One of the few high points of being sick and somewhat delirious for awhile was that I had unusually vivid dreams, and such unbroken sleep that it was as if I’d wake up immediately after something had happened that I needed to remember. That’s how I can remember, for example, a dream where I met Gus as a newborn puppy again, for example, and then he was sitting there next to the way he was the last time I saw him, in some strange moment where I got to say goodbye to the him he was at the end, as well as at the beginning. (It was somewhat fulfilling given that I didn’t have a chance to say goodbye in real life; it also didn’t feel like it was an end, in some way that I can’t put my finger on, however.)
There was another dream that I woke up from, repeatedly, and then managed to slip back inside almost immediately over and over again across the course of a few hours, and it’s something that’s stuck with me ever since. The initial set up was somewhat science-fiction-ish, or comic-booky: a parallel Earth had been discovered and, somehow (who needs details?!?), destroyed. All of its inhabitants, however, had come over to our Earth, so suddenly everyone was living beside an alternate version of themselves.
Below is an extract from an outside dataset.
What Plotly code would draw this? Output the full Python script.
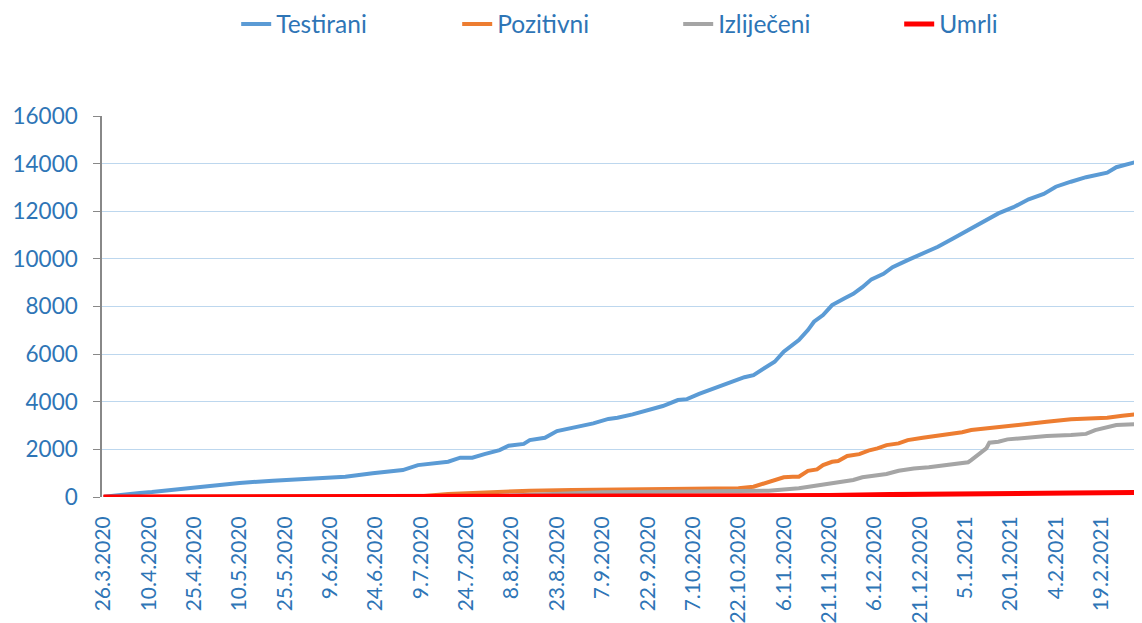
import plotly.graph_objects as go

# ---- data ----
testirani_dates = ["2020-03-26", "2020-03-27", "2020-04-07", "2020-04-11", "2020-04-27", "2020-05-10",
                   "2020-05-21", "2020-06-14", "2020-06-23", "2020-07-03", "2020-07-08", "2020-07-18",
                   "2020-07-22", "2020-07-26", "2020-07-30", "2020-08-04", "2020-08-07", "2020-08-12",
                   "2020-08-14", "2020-08-19", "2020-08-23", "2020-08-28", "2020-09-04", "2020-09-09",
                   "2020-09-12", "2020-09-17", "2020-09-24", "2020-09-27", "2020-10-02", "2020-10-05",
                   "2020-10-09", "2020-10-14", "2020-10-19", "2020-10-24", "2020-10-27", "2020-10-30",
                   "2020-11-03", "2020-11-06", "2020-11-09", "2020-11-11", "2020-11-14", "2020-11-16",
                   "2020-11-19", "2020-11-21", "2020-11-22", "2020-11-26", "2020-11-29", "2020-12-02",
                   "2020-12-05", "2020-12-09", "2020-12-12", "2020-12-17", "2020-12-22", "2020-12-27",
                   "2021-01-01", "2021-01-04", "2021-01-07", "2021-01-12", "2021-01-16", "2021-01-21",
                   "2021-01-26", "2021-01-31", "2021-02-04", "2021-02-09", "2021-02-14", "2021-02-21",
                   "2021-02-24", "2021-03-04"]
testirani = [0, 20, 170, 210, 420, 590,
             685, 850, 1000, 1130, 1340, 1480,
             1650, 1650, 1800, 1970, 2150, 2230,
             2390, 2490, 2770, 2910, 3090, 3280,
             3330, 3470, 3720, 3820, 4070, 4110,
             4330, 4560, 4800, 5030, 5120, 5360,
             5680, 6100, 6380, 6590, 7010, 7360,
             7640, 7920, 8060, 8340, 8530, 8810,
             9140, 9370, 9650, 9950, 10230, 10510,
             10860, 11070, 11290, 11630, 11910, 12170,
             12500, 12730, 13030, 13240, 13430, 13620,
             13850, 14120]

pozitivni_dates = ["2020-03-26", "2020-07-04", "2020-07-10", "2020-07-18", "2020-08-04", "2020-08-14",
                   "2020-08-28", "2020-09-17", "2020-10-12", "2020-10-22", "2020-10-27", "2020-10-30",
                   "2020-11-03", "2020-11-06", "2020-11-09", "2020-11-11", "2020-11-14", "2020-11-17",
                   "2020-11-19", "2020-11-22", "2020-11-24", "2020-11-27", "2020-12-01", "2020-12-04",
                   "2020-12-07", "2020-12-10", "2020-12-14", "2020-12-17", "2020-12-22", "2020-12-27",
                   "2021-01-01", "2021-01-04", "2021-01-07", "2021-01-16", "2021-01-24", "2021-02-01",
                   "2021-02-09", "2021-02-21", "2021-02-26", "2021-03-04"]
pozitivni = [0, 5, 40, 130, 220, 265,
             294, 323, 340, 370, 430, 546,
             714, 830, 850, 850, 1100, 1160,
             1340, 1480, 1510, 1720, 1800, 1950,
             2040, 2180, 2250, 2390, 2490, 2570,
             2670, 2720, 2810, 2950, 3050, 3160,
             3260, 3330, 3410, 3490]

izlijeceni_dates = ["2020-03-26", "2020-07-24", "2020-08-08", "2020-08-23", "2020-09-07", "2020-09-27",
                    "2020-10-22", "2020-11-01", "2020-11-11", "2020-11-16", "2020-11-19", "2020-11-22",
                    "2020-11-26", "2020-11-29", "2020-12-02", "2020-12-05", "2020-12-10", "2020-12-14",
                    "2020-12-19", "2020-12-24", "2020-12-29", "2021-01-02", "2021-01-06", "2021-01-07",
                    "2021-01-12", "2021-01-13", "2021-01-16", "2021-01-19", "2021-01-26", "2021-02-01",
                    "2021-02-09", "2021-02-14", "2021-02-17", "2021-02-21", "2021-02-24", "2021-03-04"]
izlijeceni = [0, 0, 60, 150, 200, 220,
              250, 265, 365, 460, 490, 575,
              645, 714, 830, 895, 966, 1100,
              1200, 1250, 1320, 1390, 1460, 1550,
              2040, 2280, 2320, 2420, 2510, 2560,
              2600, 2650, 2810, 2930, 3020, 3070]

umrli_dates = ["2020-03-26", "2020-10-02", "2020-11-01", "2020-11-21", "2020-12-11", "2020-12-31",
               "2021-01-20", "2021-02-09", "2021-03-04"]
umrli = [0, 10, 30, 60, 100, 140, 160, 170, 190]

tick_dates = ["2020-03-26", "2020-04-10", "2020-04-25", "2020-05-10", "2020-05-25", "2020-06-09",
              "2020-06-24", "2020-07-09", "2020-07-24", "2020-08-08", "2020-08-23", "2020-09-07",
              "2020-09-22", "2020-10-07", "2020-10-22", "2020-11-06", "2020-11-21", "2020-12-06",
              "2020-12-21", "2021-01-05", "2021-01-20", "2021-02-04", "2021-02-19"]
tick_text = ["26.3.2020", "10.4.2020", "25.4.2020", "10.5.2020", "25.5.2020", "9.6.2020",
             "24.6.2020", "9.7.2020", "24.7.2020", "8.8.2020", "23.8.2020", "7.9.2020",
             "22.9.2020", "7.10.2020", "22.10.2020", "6.11.2020", "21.11.2020", "6.12.2020",
             "21.12.2020", "5.1.2021", "20.1.2021", "4.2.2021", "19.2.2021"]

series = [
    ("Testirani", testirani_dates, testirani, "#5B9BD5", 4),
    ("Pozitivni", pozitivni_dates, pozitivni, "#ED7D31", 4),
    ("Izliječeni", izlijeceni_dates, izlijeceni, "#A5A5A5", 4),
    ("Umrli", umrli_dates, umrli, "#FF0000", 5),
]

text_blue = "#2E75B6"
font_family = "Lato, 'Open Sans', sans-serif"

fig = go.Figure()
for name, xs, ys, color, w in series:
    fig.add_trace(go.Scatter(x=xs, y=ys, name=name, mode="lines",
                             line=dict(color=color, width=w, shape="linear")))

fig.update_layout(
    width=1134, height=615,
    margin=dict(l=94, r=0, t=108, b=126),
    paper_bgcolor="white", plot_bgcolor="white",
    font=dict(family=font_family, size=21, color=text_blue),
    showlegend=True,
    legend=dict(orientation="h", x=0.591, xref="container", xanchor="center",
                y=1 - 16 / 615, yref="container", yanchor="middle",
                font=dict(size=24.5, color=text_blue), traceorder="normal",
                entrywidth=176, entrywidthmode="pixels"),
    xaxis=dict(type="date", range=["2020-03-25 12:00", "2021-03-04 12:00"],
               tickmode="array", tickvals=tick_dates, ticktext=tick_text,
               tickangle=-90, showgrid=False, showline=False, ticks="",
               zeroline=False, tickfont=dict(size=21, color=text_blue),
               ticklabelstandoff=14, automargin=False),
    yaxis=dict(range=[0, 16000], dtick=2000, tickformat="d",
               showgrid=True, gridcolor="#BDD7EE", gridwidth=1,
               showline=True, linecolor="#888888", linewidth=1.5, ticks="outside",
               ticklen=7, tickcolor="#888888", zeroline=False, automargin=False,
               tickfont=dict(size=22.5, color=text_blue), ticklabelstandoff=11),
)

fig.write_html("out.html")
What the dream was actually about, however, was that it had been decided that the world couldn’t support twice the population and so that parallel population were to be killed off in, again, some ill-defined manner. That didn’t mean that I was dreaming about some crazy adventure where people were fighting for survival, though; instead, I was there just very aware that entire cultures were going to disappear as a result — songs, stories, and more that were just outside of our understanding and experience that would suddenly not be there because an entire world of people was going to stop existing.
I’d wake up, and think to myself groggily that I didn’t know where this was coming from and I needed to just sleep deeper and move past such thoughts, and then I’d be back on this overpopulated world, where I was all too aware that so many people’s work and dreams and art were going to disappear, forever.